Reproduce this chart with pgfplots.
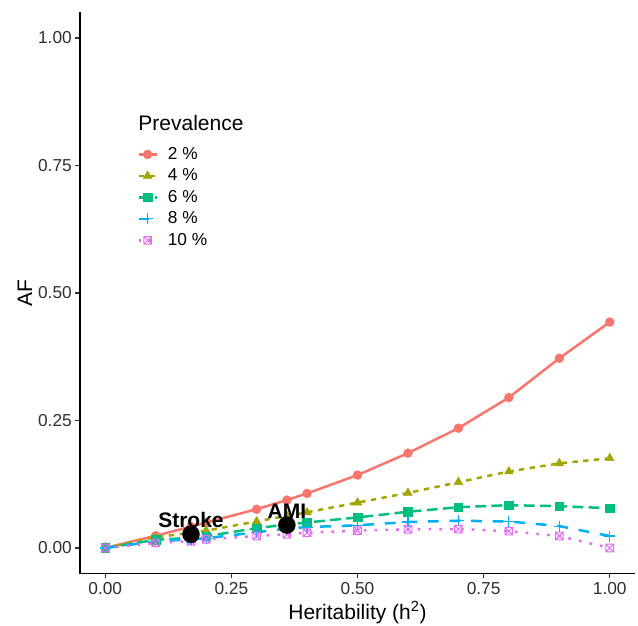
\documentclass[border=0pt]{standalone}
\usepackage{pgfplots}
\pgfplotsset{compat=1.18}
\usepackage{pgfplotstable}
\usepackage{fontspec}
\setmainfont{Liberation Sans}
\definecolor{cA}{HTML}{F8766D}
\definecolor{cB}{HTML}{A3A500}
\definecolor{cC}{HTML}{00BF7D}
\definecolor{cD}{HTML}{00B0F6}
\definecolor{cE}{HTML}{E76BF3}
\pgfdeclareplotmark{boxx}{%
  \pgfpathrectangle{\pgfpoint{-\pgfplotmarksize}{-\pgfplotmarksize}}{\pgfpoint{2\pgfplotmarksize}{2\pgfplotmarksize}}%
  \pgfpathmoveto{\pgfpoint{-\pgfplotmarksize}{-\pgfplotmarksize}}%
  \pgfpathlineto{\pgfpoint{\pgfplotmarksize}{\pgfplotmarksize}}%
  \pgfpathmoveto{\pgfpoint{-\pgfplotmarksize}{\pgfplotmarksize}}%
  \pgfpathlineto{\pgfpoint{\pgfplotmarksize}{-\pgfplotmarksize}}%
  \pgfusepathqstroke}
\pgfplotstableread{
h     p2     p4     p6     p8      p10
0.00  0.000  0.000  0.000  0.000   0.000
0.10  0.024  0.021  0.016  0.013   0.010
0.17  0.042  0.030  0.020  0.017   0.013
0.20  0.050  0.034  0.023  0.019   0.017
0.30  0.076  0.052  0.039  0.031   0.0235
0.36  0.094  0.063  0.046  0.038   0.027
0.40  0.107  0.070  0.050  0.041   0.030
0.50  0.143  0.089  0.060  0.0445  0.034
0.60  0.186  0.108  0.071  0.051   0.0367
0.70  0.235  0.129  0.080  0.0535  0.037
0.80  0.295  0.150  0.084  0.052   0.033
0.90  0.372  0.166  0.082  0.043   0.0235
1.00  0.443  0.176  0.078  0.0235  0.000
}\datatab
\pgfplotstableread{
h     af     lab
0.17  0.027  Stroke
0.36  0.045  AMI
}\diseases
\begin{document}
\begin{tikzpicture}
\path[use as bounding box] (0,0) rectangle (638bp,626bp);
\begin{axis}[
  at={(80bp,52.5bp)}, anchor=south west,
  scale only axis, width=555bp, height=561bp,
  xmin=-0.05, xmax=1.05, ymin=-0.05, ymax=1.05,
  axis x line*=bottom, axis y line*=left,
  axis line style={-, line width=1.1bp, black},
  xtick={0,0.25,0.5,0.75,1}, ytick={0,0.25,0.5,0.75,1},
  tick align=outside, major tick length=5bp,
  tick style={line width=1.1bp, black!80},
  /pgf/number format/assume math mode=true,
  /pgf/number format/.cd, fixed, fixed zerofill, precision=2, /pgfplots/.cd,
  ticklabel style={font=\fontsize{17.3bp}{20bp}\selectfont, text=black!82},
  xticklabel style={inner sep=0pt, anchor=north, yshift=-4bp},
  yticklabel style={inner sep=0pt, anchor=east, xshift=-3bp},
  xlabel={Heritability (h\textsuperscript{2})},
  ylabel={AF},
  label style={font=\fontsize{21bp}{25bp}\selectfont},
  xlabel style={anchor=center, at={(axis description cs:0.5,-0.0694)}},
  ylabel style={anchor=center, at={(axis description cs:-0.0995,0.5)}},
  legend cell align=left,
  legend style={draw=none, fill=none, at={(axis description cs:0.103,0.763)}, anchor=north west,
    font=\fontsize{17.3bp}{20bp}\selectfont, inner sep=0pt,
    nodes={inner sep=1bp, text height=12.5bp, text depth=3bp}, row sep=4bp, column sep=9bp},
  legend image code/.code={\draw[mark repeat=2, mark phase=2] plot coordinates {(0bp,0bp) (9bp,0bp) (18bp,0bp)};},
  every axis plot/.append style={line width=2.5bp, line cap=butt},
]
\addplot[cA, solid, mark=*, mark size=3.4bp, mark options={solid}] table[x=h, y=p2] {\datatab};
\addlegendentry{2 \%}
\addplot[cB, dash pattern=on 5.4bp off 5.4bp, mark=triangle*, mark size=5bp, mark options={solid, line width=0.5bp}] table[x=h, y=p4] {\datatab};
\addlegendentry{4 \%}
\addplot[cC, dash pattern=on 10.8bp off 5.4bp, mark=square*, mark size=4.3bp, mark options={solid, line width=0.5bp}] table[x=h, y=p6] {\datatab};
\addlegendentry{6 \%}
\addplot[cD, dash pattern=on 10.8bp off 10.8bp, mark=+, mark size=5.5bp, mark options={solid, line width=1.1bp}] table[x=h, y=p8] {\datatab};
\addlegendentry{8 \%}
\addplot[cE, dash pattern=on 2.7bp off 8.1bp, mark=boxx, mark size=3.8bp, mark options={solid, line width=1bp}] table[x=h, y=p10] {\datatab};
\addlegendentry{10 \%}
\addplot[black, only marks, mark=*, mark size=7.5bp,
  point meta=explicit symbolic,
  nodes near coords, every node near coord/.style={anchor=base, yshift=6.5bp, inner sep=0pt, text=black, font=\fontsize{21bp}{25bp}\selectfont\bfseries}]
  table[x=h, y=af, meta=lab] {\diseases};
\node[anchor=west, inner sep=0pt, font=\fontsize{21bp}{25bp}\selectfont] at (axis description cs:0.1049,0.8025) {Prevalence};
\end{axis}
\end{tikzpicture}
\end{document}
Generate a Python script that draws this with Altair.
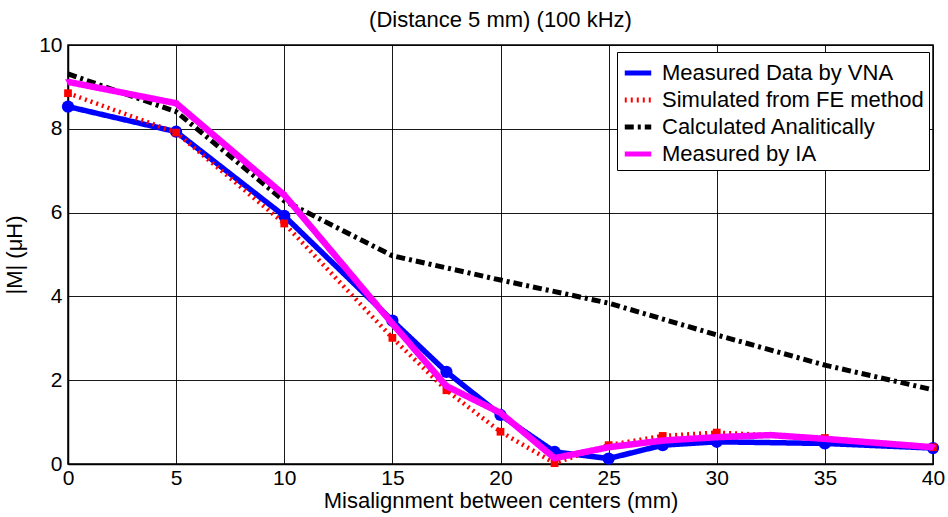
---------------
▶ [What you are asked to do]:
Report how many lines of the entries hold the string "with". Provide the number alone.

▶ [Answer for the task]:
2